The most severe peformance problem is the way how the library is handling the tagging of characters. The old implementation of this tag handling has been completely eliminated, and a new tag handling has been implemented. The new implementation is not using toggle segments anymore, alternatively all content segments (chars, hyphens, images, windows) now are attributed with a tag set. Furthermore all lines are providing tag information for the whole line. This method has some advantages:
Lookup of tags now will be done in (quasi) constant time – in fact the worst case is O(log(# of tags)), but in practice this is irrelevant – , the old implementation needs polynomial time.
The tag summaries are not needed anymore – and with the elimination of the summaries a memory leak has also been eliminated.

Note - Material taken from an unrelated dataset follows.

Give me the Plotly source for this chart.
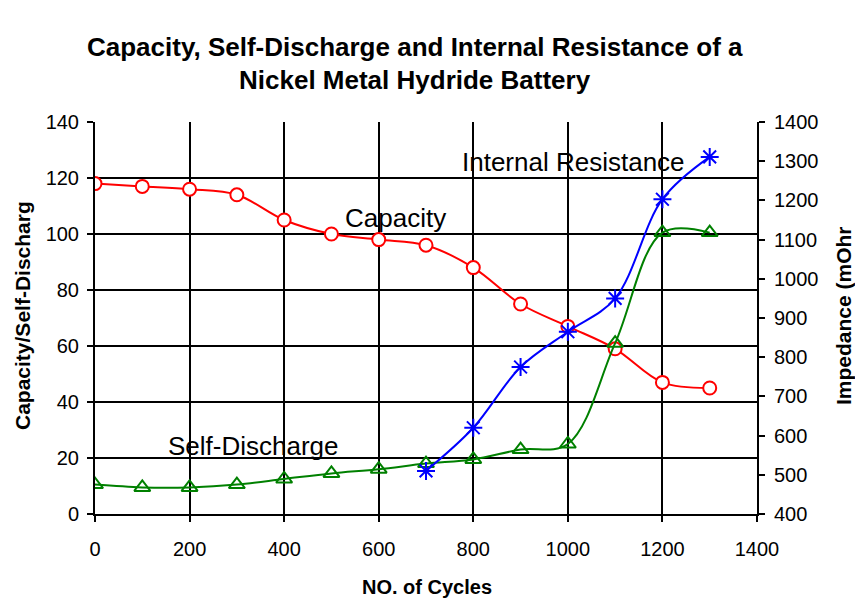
import plotly.graph_objects as go

cycles = [0, 100, 200, 300, 400, 500, 600, 700, 800, 900, 1000, 1100, 1200, 1300]
capacity = [118, 117, 116, 114, 105, 100, 98, 96, 88, 75, 67, 59, 47, 45]
self_discharge = [10.5, 9.5, 9.5, 10.5, 12.5, 14.5, 16, 18, 19.5, 23, 25, 61, 100.5, 100.5]
ir_cycles = [700, 800, 900, 1000, 1100, 1200, 1300]
internal_resistance = [510, 620, 775, 865, 950, 1203, 1311]

FONT = "Liberation Sans, Arial, sans-serif"
W, H = 855, 601
ML, MR, MT, MB = 95, 98, 122, 87
PW, PH = W - ML - MR, H - MT - MB


def px(x):
    return (x - ML) / PW


def py(y):
    return (H - y - MB) / PH


fig = go.Figure()
fig.add_trace(go.Scatter(
    x=cycles, y=capacity, mode="lines+markers", name="Capacity",
    line=dict(color="#FF0000", width=2, shape="spline", smoothing=1),
    marker=dict(symbol="circle", size=13, color="white", line=dict(color="#FF0000", width=2)),
    yaxis="y"))
fig.add_trace(go.Scatter(
    x=cycles, y=self_discharge, mode="lines+markers", name="Self-Discharge",
    line=dict(color="#008000", width=2, shape="spline", smoothing=1),
    marker=dict(symbol="triangle-up-open", size=14, color="#008000", line=dict(color="#008000", width=2)),
    yaxis="y"))
fig.add_trace(go.Scatter(
    x=ir_cycles, y=internal_resistance, mode="lines+markers", name="Internal Resistance",
    line=dict(color="#0000FF", width=2, shape="spline", smoothing=1),
    marker=dict(symbol="asterisk-open", size=15, color="#0000FF", line=dict(color="#0000FF", width=2)),
    yaxis="y2"))

axis_common = dict(showline=True, linecolor="black", linewidth=2, ticks="outside",
                   ticklen=6, tickwidth=2, tickcolor="black", zeroline=False,
                   tickfont=dict(family=FONT, size=20, color="black"))


def ann(text, x, y, size, bold=False, angle=0, ref="paper"):
    return dict(text=f"<b>{text}</b>" if bold else text, x=x, y=y,
                xref="paper" if ref == "paper" else "x", yref="paper" if ref == "paper" else "y",
                xanchor="center", yanchor="middle", textangle=angle, showarrow=False,
                font=dict(family=FONT, size=size, color="black"))


fig.update_layout(
    width=W, height=H,
    paper_bgcolor="white", plot_bgcolor="white",
    margin=dict(l=ML, r=MR, t=MT, b=MB, autoexpand=False),
    showlegend=False,
    xaxis=dict(range=[0, 1400], dtick=200, showgrid=True, gridcolor="black", gridwidth=2,
               ticklabelstandoff=10, **axis_common),
    yaxis=dict(range=[0, 140], dtick=20, showgrid=True, gridcolor="black", gridwidth=2,
               ticklabelstandoff=4, **axis_common),
    yaxis2=dict(range=[400, 1400], dtick=100, overlaying="y", side="right", showgrid=False,
                ticklabelstandoff=5, **axis_common),
    annotations=[
        ann("Capacity, Self-Discharge and Internal Resistance of a", px(415), py(47), 26, bold=True),
        ann("Nickel Metal Hydride Battery", px(415), py(80), 26, bold=True),
        ann("Capacity", 636, 105.7, 26, ref="data"),
        ann("Internal Resistance", 1011, 125.7, 26, ref="data"),
        ann("Self-Discharge", 336, 24.3, 26, ref="data"),
        ann("NO. of Cycles", px(427), py(587), 20, bold=True),
        ann("Capacity/Self-Discharg", px(22), py(316), 21, bold=True, angle=-90),
        ann("Impedance (mOhr", px(843), py(316), 21, bold=True, angle=-90),
    ],
)

fig.write_html("out.html", config={"displayModeBar": False},
               post_script="document.body.style.margin='0';")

But the B-Tree will still be used for the acceleration of search operations.
The tag information will be stored in a set, in general it's a bit field. Normally an application will only use a quite low number of tags, but if an application needs a large number of tags it may happen that the memory usage will explode with the use of bit fields, therefore I've implemented a virtual set struct. As soon as a specific threshold (currently 512 tags) will be exceeded, an integer array will be used. Both approaches (bit field, integer set) are approximately using the same amount of memory as the old implementation with toggles. The bit field operations are super-fast, and the operations on integer arrays are moderate in time; consider that in practice it is rather seldom that an application needs more than 512 tags. The conversions between bit fields and integer arrays, depending on the number of tags, will be computed dynamically on demand. Also the size of the bit field (the integer array don't need a size adjustment), depending on the number of tags, will be adjusted on demand.
With the new implementation of internal tag handling one important thing has been changed: in prior implementation insertion and removal was quite cheap, but the lookup of tagging information was too expensive. In new implementation this has been reversed, now the lookup is super-fast, but insertion and removal now is more expensive, especially if the tag ranges are large.
One performance problem remains: tagging large ranges of text is very expensive. This performance problem is solvable, but not without a loss of performance about 50-70% in display stuff. Due to my experience it is quite seldom that large ranges of text will be tagged, so I think that living with this performance issue is acceptable.